**INFORMATION PROVIDED**
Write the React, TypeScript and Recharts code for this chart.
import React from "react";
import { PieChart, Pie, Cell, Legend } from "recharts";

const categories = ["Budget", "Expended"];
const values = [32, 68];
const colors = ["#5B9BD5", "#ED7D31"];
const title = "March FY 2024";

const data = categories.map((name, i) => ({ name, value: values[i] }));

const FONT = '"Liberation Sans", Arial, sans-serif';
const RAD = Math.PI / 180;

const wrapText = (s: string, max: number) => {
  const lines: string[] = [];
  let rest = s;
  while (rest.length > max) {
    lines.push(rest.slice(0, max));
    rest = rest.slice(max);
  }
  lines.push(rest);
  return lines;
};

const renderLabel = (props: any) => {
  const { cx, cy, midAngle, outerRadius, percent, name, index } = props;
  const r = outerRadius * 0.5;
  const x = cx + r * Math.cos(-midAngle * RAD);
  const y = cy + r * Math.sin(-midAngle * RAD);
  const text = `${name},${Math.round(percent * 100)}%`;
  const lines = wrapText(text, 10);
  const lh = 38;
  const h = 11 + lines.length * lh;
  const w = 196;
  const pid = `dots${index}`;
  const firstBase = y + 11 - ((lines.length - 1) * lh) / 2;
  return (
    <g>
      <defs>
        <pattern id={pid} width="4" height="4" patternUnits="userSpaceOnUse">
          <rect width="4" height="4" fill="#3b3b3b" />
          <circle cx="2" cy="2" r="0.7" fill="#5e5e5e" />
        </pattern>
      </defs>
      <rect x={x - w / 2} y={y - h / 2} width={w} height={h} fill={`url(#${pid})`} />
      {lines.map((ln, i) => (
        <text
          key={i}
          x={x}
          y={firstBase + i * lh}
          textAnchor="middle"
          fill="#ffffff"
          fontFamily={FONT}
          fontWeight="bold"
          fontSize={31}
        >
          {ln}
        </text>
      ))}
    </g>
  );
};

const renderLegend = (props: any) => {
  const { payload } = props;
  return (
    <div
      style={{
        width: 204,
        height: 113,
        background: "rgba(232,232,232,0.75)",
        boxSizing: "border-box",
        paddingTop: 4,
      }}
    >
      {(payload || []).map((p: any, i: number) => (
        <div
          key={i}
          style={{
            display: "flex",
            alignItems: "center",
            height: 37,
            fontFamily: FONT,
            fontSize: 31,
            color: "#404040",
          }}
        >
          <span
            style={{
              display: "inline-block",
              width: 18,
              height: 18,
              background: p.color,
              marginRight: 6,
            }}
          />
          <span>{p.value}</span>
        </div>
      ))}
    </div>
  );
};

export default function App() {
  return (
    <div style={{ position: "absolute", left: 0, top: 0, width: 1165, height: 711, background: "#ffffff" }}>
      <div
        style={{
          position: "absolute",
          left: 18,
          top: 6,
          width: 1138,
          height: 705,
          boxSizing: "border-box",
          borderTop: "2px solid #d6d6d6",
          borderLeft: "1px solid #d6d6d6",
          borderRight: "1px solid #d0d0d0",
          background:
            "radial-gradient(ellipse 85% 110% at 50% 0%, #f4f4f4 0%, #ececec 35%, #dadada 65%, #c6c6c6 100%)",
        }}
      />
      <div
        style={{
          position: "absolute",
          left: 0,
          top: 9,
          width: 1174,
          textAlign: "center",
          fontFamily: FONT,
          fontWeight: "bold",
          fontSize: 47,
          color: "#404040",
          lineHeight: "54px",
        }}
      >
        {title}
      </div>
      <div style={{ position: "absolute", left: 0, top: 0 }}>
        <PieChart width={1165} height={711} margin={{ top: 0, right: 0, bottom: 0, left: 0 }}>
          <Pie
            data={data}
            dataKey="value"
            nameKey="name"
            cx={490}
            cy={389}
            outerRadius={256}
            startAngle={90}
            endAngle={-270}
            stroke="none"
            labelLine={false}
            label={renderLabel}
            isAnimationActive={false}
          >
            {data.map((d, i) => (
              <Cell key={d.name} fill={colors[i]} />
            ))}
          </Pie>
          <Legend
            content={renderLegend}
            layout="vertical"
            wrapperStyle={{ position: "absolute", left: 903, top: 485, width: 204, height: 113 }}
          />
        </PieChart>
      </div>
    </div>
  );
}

**INSTRUCTION**
Identify the lines above with the word "React". Copy them.

**EXERCISE ANSWER**
Write the React, TypeScript and Recharts code for this chart.
import React from "react";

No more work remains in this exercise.